Curiosity HPC, standing for Curiosity High Pin Count (HPC) development board, supports 28- and 40-pin 8-bit PIC MCUs specially designed by Microchip for the needs of rapid development of embedded applications. This board has two unique PDIP sockets, surrounded by dual-row expansion headers, allowing connectivity to all pins on the populated PIC MCUs. It also contains a powerful onboard PICkit™ (PKOB), eliminating the need for an external programming/debugging tool, two mikroBUS™ sockets for Click board™ connectivity, a USB connector, a set of indicator LEDs, push button switches and a variable potentiometer. All

these features allow you to combine the strength of Microchip and Mikroe and create custom electronic solutions more efficiently than ever. Each part of the Curiosity HPC development board contains the components necessary for the most efficient operation of the same board.
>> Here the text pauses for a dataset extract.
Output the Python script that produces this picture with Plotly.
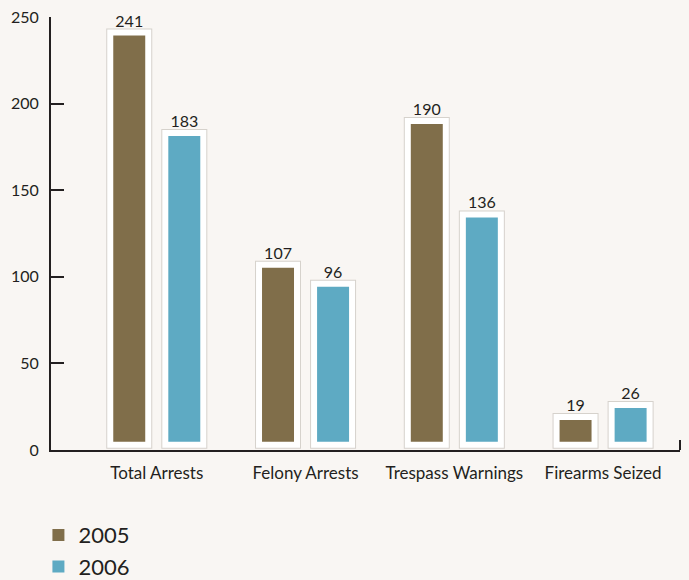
import plotly.graph_objects as go

categories = ["Total Arrests", "Felony Arrests", "Trespass Warnings", "Firearms Seized"]
series_names = ["2005", "2006"]
values_2005 = [241, 107, 190, 19]
values_2006 = [183, 96, 136, 26]
y_ticks = [0, 50, 100, 150, 200, 250]

colors = {"2005": "#806e4a", "2006": "#5eaac3"}
TEXT = "#231f20"
FONT = "Lato"
BASE = 3  # bars float slightly above the baseline as in the original

fig = go.Figure()
for name, vals in zip(series_names, [values_2005, values_2006]):
    # subtle shadow ring around the white frame
    fig.add_trace(go.Bar(
        x=categories, y=[v - BASE for v in vals], base=BASE,
        offsetgroup=name, showlegend=False, hoverinfo="skip",
        marker=dict(color="rgba(0,0,0,0)", line=dict(color="rgba(90,80,70,0.22)", width=8)),
        cliponaxis=False,
    ))
    fig.add_trace(go.Bar(
        x=categories, y=[v - BASE for v in vals], base=BASE,
        offsetgroup=name, showlegend=False, name=name,
        marker=dict(color=colors[name], line=dict(color="white", width=6)),
        text=[str(v) for v in vals], textposition="outside",
        textfont=dict(family=FONT, size=16, color=TEXT),
        cliponaxis=False,
    ))
    # legend entry
    fig.add_trace(go.Bar(
        x=[None], y=[None], name=name, offsetgroup=name,
        marker=dict(color=colors[name], line=dict(width=0)),
    ))

fig.update_layout(
    width=689, height=580,
    margin=dict(l=51, r=9, t=17, b=130, autoexpand=False),
    paper_bgcolor="#f9f6f3", plot_bgcolor="rgba(0,0,0,0)",
    barmode="group", bargap=0.26, bargroupgap=0.31,
    font=dict(family=FONT, color=TEXT, size=16),
    showlegend=True,
    legend=dict(x=-0.02, xanchor="left", y=-0.148, yanchor="top",
                font=dict(family=FONT, size=22, color=TEXT),
                bgcolor="rgba(0,0,0,0)", itemwidth=30, tracegroupgap=0),
    xaxis=dict(range=[-0.711, 3.517], showline=True, linecolor=TEXT, linewidth=2,
               ticks="", showgrid=False, zeroline=False,
               tickfont=dict(family=FONT, size=17, color=TEXT), ticklabelstandoff=7),
    yaxis=dict(range=[0, 250], tickvals=y_ticks, showline=True, linecolor=TEXT, linewidth=2,
               ticks="inside", ticklen=13, tickwidth=2, tickcolor=TEXT,
               showgrid=False, zeroline=False,
               tickfont=dict(family=FONT, size=16, color=TEXT), ticklabelstandoff=7),
    shapes=[dict(type="line", xref="paper", yref="paper", x0=1, x1=1, y0=0, y1=0.023,
                 line=dict(color=TEXT, width=2))],
)

fig.write_html(
    "out.html",
    config={"displayModeBar": False},
    post_script="document.body.style.margin='0';document.body.style.overflow='hidden';",
)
An integrated onboard PICkit™ (PKOB) allows low-voltage programming and in-circuit debugging for all supported devices. When used with the MPLAB® X Integrated Development Environment (IDE, version 3.0 or higher) or MPLAB® Xpress IDE, in-circuit debugging allows users to run, modify, and troubleshoot their custom software and hardware

quickly without the need for additional debugging tools. Besides, it includes a clean and regulated power supply block for the development board via the USB Micro-B connector, alongside all communication methods that mikroBUS™ itself supports. Curiosity HPC development board allows you to create a new application in just a few steps. Natively supported by Microchip software tools, it covers many aspects of prototyping thanks to many number of different Click boards™ (over a thousand boards), the number of which is growing daily.